Physical systems having sizes between microscopic and macroscopic are referred to as mesoscopic. The motion in mesoscopic systems is phase-coherent, that means they must be treated by quantum mechanics. Another important property of mesoscopic systems is that they usually contain a lot of microscopic details (e.g. an impurity arrangement) which can not be taken into account exactly. Therefore one chooses a statistical approach considering an ensemble of systems having different microscopic configurations but the same macroscopic parameters. The rapid development of technology of fabrication of small electronic structures, having dimensions from a few nanometers to hundreds of microns, allows now to study mesoscopic systems experimentally.In experiments or measurements one deals not with idealized closed, but with open systems. The natural way to describe an open system in quantum mechanics is to use a scattering formalism. Statistical approach to the scattering problems in mesoscopic physics is usually based on the random matrix theory (RMT). The strength of the RMT consists in the universality of its predictions containing no energy or length scales or any parameter dependence.
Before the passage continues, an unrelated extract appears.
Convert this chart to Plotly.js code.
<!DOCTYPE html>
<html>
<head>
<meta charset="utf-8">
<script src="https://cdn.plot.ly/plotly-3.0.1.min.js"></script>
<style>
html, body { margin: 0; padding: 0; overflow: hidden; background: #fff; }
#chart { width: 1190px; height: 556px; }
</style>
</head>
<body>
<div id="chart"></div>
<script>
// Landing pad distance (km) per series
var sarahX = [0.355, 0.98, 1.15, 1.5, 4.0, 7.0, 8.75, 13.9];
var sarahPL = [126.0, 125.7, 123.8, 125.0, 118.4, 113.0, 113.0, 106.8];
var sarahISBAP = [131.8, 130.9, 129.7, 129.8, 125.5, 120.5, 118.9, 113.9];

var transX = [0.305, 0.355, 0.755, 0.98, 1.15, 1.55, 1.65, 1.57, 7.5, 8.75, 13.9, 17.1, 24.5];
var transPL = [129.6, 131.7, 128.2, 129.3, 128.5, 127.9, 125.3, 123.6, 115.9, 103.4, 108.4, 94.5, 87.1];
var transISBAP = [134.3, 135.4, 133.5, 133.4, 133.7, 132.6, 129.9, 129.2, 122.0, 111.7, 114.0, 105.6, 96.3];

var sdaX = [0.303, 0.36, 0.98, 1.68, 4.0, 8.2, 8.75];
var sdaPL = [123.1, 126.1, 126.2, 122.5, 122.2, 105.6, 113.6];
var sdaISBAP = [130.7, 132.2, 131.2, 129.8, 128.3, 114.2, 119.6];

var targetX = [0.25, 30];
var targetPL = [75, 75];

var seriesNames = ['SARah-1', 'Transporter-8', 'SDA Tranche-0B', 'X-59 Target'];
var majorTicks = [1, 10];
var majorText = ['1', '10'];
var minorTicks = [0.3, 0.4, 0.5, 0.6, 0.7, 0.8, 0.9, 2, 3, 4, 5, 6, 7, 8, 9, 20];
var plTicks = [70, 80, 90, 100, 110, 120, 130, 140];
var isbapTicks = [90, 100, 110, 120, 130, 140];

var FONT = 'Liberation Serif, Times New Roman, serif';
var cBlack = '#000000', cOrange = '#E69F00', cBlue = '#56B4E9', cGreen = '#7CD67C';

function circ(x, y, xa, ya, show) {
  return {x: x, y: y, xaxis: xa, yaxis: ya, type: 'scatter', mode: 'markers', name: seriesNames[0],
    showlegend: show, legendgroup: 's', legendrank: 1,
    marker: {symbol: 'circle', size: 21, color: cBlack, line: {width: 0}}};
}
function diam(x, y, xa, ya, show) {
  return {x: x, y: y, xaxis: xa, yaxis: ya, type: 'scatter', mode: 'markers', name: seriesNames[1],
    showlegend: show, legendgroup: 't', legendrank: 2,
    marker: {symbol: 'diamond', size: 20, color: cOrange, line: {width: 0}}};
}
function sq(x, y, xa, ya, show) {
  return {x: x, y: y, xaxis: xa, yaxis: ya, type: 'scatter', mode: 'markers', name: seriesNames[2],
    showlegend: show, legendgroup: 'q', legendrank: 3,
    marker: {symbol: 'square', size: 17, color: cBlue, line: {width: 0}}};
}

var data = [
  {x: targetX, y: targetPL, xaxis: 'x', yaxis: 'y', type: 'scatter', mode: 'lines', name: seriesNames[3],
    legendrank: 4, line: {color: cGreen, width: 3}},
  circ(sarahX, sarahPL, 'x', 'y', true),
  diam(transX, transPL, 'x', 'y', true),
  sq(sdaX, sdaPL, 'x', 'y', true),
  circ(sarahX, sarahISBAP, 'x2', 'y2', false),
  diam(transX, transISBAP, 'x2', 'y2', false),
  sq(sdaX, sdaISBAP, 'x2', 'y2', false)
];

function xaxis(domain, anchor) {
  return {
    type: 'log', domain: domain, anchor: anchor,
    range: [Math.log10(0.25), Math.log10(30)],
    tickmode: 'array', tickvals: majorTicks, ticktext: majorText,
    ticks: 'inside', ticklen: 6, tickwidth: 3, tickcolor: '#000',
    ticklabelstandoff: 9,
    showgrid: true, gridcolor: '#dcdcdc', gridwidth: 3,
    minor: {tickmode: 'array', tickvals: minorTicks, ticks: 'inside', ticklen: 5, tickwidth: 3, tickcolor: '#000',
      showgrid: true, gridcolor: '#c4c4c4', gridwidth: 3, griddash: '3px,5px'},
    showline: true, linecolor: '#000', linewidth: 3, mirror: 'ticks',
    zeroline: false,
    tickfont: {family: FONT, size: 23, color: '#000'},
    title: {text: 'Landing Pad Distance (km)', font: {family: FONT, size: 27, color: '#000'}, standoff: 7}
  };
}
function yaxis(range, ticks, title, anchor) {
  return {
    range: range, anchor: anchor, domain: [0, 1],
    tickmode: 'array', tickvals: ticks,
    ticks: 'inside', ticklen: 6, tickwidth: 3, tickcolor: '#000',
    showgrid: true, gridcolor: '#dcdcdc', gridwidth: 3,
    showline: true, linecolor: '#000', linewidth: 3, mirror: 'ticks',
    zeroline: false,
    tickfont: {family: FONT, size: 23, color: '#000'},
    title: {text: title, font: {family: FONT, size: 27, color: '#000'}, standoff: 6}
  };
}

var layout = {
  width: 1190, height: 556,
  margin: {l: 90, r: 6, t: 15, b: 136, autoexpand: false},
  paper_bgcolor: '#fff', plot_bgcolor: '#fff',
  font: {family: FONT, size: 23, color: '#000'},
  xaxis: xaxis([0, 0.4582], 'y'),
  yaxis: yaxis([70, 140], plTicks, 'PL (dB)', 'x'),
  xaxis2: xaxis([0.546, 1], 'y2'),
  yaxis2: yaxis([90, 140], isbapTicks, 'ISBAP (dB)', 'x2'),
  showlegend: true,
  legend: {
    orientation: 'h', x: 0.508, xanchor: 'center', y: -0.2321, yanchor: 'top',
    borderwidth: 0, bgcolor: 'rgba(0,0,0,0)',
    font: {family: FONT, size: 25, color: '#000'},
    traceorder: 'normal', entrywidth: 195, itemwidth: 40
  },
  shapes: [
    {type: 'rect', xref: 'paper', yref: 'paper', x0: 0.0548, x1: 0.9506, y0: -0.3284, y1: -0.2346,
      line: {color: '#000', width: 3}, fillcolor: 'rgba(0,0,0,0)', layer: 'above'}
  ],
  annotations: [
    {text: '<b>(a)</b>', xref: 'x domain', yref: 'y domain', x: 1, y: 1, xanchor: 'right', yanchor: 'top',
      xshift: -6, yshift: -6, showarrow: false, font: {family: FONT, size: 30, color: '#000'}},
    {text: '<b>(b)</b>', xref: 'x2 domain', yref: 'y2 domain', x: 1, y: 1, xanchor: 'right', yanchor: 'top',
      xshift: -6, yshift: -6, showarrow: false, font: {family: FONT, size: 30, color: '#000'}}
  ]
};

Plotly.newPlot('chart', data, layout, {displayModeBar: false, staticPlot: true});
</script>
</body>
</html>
At the same time this is the weakness of the RMT, because it does not allow to take into account various phenomena appearing in mesoscopic systems, which introduce new scales or parameters in the system, like for example localization.This thesis is devoted to study exactly that type of scattering problems where "naive" RMT can not be applied. We consider different models of disordered and chaotic systems whose closed analogs have various specific features such as diffusion, fractality or localization. The investigation of different quantities related to scattering, like distributions of the Wigner delay times and the resonance widths, the survival probability, allows us to show how these features manifest themselves in the statistical properties of open systems.